Zararına devam ediyor dediği iç hatlarda ben hizmet vermem demek, Belediye’nin “özelleştiriyoruz-güzelleştiriyoruz” dediği deniz taşımacılığını bırakma yani aslında İstanbulluyu denizin ortasında bırakma “uyarısı” değil midir? Bunun ayıbı bize ve tabii en başta bu işi başımıza saranlara en büyük zul değil midir? Lozanda İsmet Paşa bunun için mi kabotaj kavgası vermiştir, Cumhuriyet 1923 yılından bu yana böyle bir “uyarı” ile “te’dip” edilmek (edebe davet edilmek) için mi canını dişine takıp bu kamu varlıklarını meydana getirmiştir? Son yıllarda kalkınan ekonomimizin, “büyük devlet” iddiamızın bu durumla bağdaştırılabilir bir yanı olabilir mi?

Haydi adamın ticaretine taş kondu, kendine göre bunları söylemekte haklı, öfkesini yenemedi. Peki ya bir de “malı alırken yağlım ballım olduğu” İstanbul Belediyesi için söyledikleri yenilir yutulur mu?
Ne diyor İskoçyalı?
-“İstanbul Belediyesi tarafından verilen belgelere inanmak istiyoruz”
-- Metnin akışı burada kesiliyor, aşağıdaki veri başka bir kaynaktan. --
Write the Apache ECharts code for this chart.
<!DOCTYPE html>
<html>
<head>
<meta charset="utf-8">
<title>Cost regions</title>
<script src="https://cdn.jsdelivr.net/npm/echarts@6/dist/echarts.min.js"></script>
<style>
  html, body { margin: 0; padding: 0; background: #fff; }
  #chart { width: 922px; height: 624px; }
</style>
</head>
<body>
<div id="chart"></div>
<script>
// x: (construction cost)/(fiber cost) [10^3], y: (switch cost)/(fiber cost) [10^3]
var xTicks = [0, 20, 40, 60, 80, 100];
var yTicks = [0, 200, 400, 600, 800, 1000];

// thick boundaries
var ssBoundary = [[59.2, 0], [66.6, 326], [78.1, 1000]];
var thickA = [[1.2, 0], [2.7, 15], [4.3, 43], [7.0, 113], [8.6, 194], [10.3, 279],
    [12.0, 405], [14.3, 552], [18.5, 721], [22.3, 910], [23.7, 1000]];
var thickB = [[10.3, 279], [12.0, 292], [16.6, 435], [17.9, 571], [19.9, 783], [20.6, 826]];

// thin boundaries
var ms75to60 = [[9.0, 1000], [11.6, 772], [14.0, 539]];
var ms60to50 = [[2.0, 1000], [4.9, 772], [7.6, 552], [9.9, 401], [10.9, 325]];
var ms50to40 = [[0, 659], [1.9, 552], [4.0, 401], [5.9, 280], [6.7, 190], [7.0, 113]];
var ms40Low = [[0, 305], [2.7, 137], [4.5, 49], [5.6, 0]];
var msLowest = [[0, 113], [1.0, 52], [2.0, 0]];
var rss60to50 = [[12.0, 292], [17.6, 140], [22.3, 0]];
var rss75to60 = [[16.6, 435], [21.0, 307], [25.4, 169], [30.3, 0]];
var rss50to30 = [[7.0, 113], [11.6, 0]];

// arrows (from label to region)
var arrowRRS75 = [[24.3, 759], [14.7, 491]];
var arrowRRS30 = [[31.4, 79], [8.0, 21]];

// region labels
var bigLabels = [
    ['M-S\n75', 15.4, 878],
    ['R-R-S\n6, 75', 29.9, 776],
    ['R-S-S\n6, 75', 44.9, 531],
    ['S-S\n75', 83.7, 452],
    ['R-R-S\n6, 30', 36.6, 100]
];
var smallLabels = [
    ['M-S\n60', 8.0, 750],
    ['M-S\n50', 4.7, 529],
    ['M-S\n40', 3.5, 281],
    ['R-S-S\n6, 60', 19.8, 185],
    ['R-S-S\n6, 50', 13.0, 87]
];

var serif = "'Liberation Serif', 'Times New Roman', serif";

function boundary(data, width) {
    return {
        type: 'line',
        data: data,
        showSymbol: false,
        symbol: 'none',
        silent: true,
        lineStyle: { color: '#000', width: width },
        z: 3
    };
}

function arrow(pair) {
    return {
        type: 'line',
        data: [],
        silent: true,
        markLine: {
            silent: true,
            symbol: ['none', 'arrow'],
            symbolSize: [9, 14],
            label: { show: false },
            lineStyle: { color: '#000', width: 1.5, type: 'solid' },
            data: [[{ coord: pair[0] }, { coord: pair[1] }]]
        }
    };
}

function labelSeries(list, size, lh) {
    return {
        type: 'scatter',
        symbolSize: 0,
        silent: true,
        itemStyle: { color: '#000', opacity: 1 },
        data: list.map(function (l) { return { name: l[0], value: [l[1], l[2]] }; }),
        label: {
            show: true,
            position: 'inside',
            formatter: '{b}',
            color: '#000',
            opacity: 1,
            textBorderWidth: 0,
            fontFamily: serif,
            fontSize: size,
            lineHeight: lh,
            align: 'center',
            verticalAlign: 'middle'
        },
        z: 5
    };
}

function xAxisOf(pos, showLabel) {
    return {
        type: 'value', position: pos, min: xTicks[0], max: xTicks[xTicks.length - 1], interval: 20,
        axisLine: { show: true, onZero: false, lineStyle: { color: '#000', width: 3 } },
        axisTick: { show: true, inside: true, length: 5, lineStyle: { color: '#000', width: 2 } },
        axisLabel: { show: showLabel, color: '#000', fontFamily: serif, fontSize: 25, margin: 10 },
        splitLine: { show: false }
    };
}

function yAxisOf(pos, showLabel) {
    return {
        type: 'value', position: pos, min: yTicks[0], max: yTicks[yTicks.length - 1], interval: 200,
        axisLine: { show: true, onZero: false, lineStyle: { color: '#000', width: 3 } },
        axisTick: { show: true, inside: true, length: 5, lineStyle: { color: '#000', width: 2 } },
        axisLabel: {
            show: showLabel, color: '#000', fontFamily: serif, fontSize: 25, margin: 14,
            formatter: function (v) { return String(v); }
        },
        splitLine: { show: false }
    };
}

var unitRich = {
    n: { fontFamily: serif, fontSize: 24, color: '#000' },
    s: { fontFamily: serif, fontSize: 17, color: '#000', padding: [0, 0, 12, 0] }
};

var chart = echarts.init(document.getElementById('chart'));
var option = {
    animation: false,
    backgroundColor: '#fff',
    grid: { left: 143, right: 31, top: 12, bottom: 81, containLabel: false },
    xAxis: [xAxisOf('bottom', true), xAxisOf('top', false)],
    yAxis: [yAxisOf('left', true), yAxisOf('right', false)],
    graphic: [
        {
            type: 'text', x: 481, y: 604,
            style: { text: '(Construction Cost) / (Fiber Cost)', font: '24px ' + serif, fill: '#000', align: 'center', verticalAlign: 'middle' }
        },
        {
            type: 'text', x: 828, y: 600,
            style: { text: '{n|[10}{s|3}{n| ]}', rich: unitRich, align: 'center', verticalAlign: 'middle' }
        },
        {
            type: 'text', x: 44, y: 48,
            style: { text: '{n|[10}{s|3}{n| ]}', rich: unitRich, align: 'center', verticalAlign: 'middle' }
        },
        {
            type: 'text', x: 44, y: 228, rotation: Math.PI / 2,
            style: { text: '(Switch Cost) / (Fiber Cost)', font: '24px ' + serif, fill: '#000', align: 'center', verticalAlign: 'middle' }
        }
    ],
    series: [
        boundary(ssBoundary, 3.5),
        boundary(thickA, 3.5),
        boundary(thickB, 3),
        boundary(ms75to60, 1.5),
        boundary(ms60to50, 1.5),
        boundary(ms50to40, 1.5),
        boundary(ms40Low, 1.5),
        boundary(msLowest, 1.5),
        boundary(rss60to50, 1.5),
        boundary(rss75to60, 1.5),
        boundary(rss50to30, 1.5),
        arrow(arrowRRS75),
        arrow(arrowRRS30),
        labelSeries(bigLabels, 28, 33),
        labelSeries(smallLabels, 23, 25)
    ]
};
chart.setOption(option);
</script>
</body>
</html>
Yani “Bana verilen belgeler var ama onlara da pek güvenemiyorum” demeye getiriyor.
Ya buna ne demeli?
Nedir bu inandırıcı sanılan ama sonradan endişe yaratan belgeler?
Bu son söylediği de tek başına “zul” değil mi bu işleri inatla, kararlılıkla başımıza saranlar için?

Biz bu işi başından beri farkettik, itiraz ettik, televizyonlarda, köşe yazılarında anlattık.
İstanbul Büyükşehir Belediye Meclisinde genel görüşme istedik, önergemiz okunmadan reddedildi.
Dinleyin, bu yanlışı söylemek görevimizdir dedik,
Dinlemiyorsunuz ama yazacağız bari okuyun dedik.
Dinletemedik, belki okutamadık bile ama üzerimize düşeni yaptık.
Maalesef haklı da çıktık.
Bakalım şimdi bu işi başımıza saranlar işin içinden nasıl çıkacaklar?
Bir vesile ile İstanbulluların huzuruna çıkarlar ya da çıkartılırlarsa bu işlerin cevabını nasıl verecekler.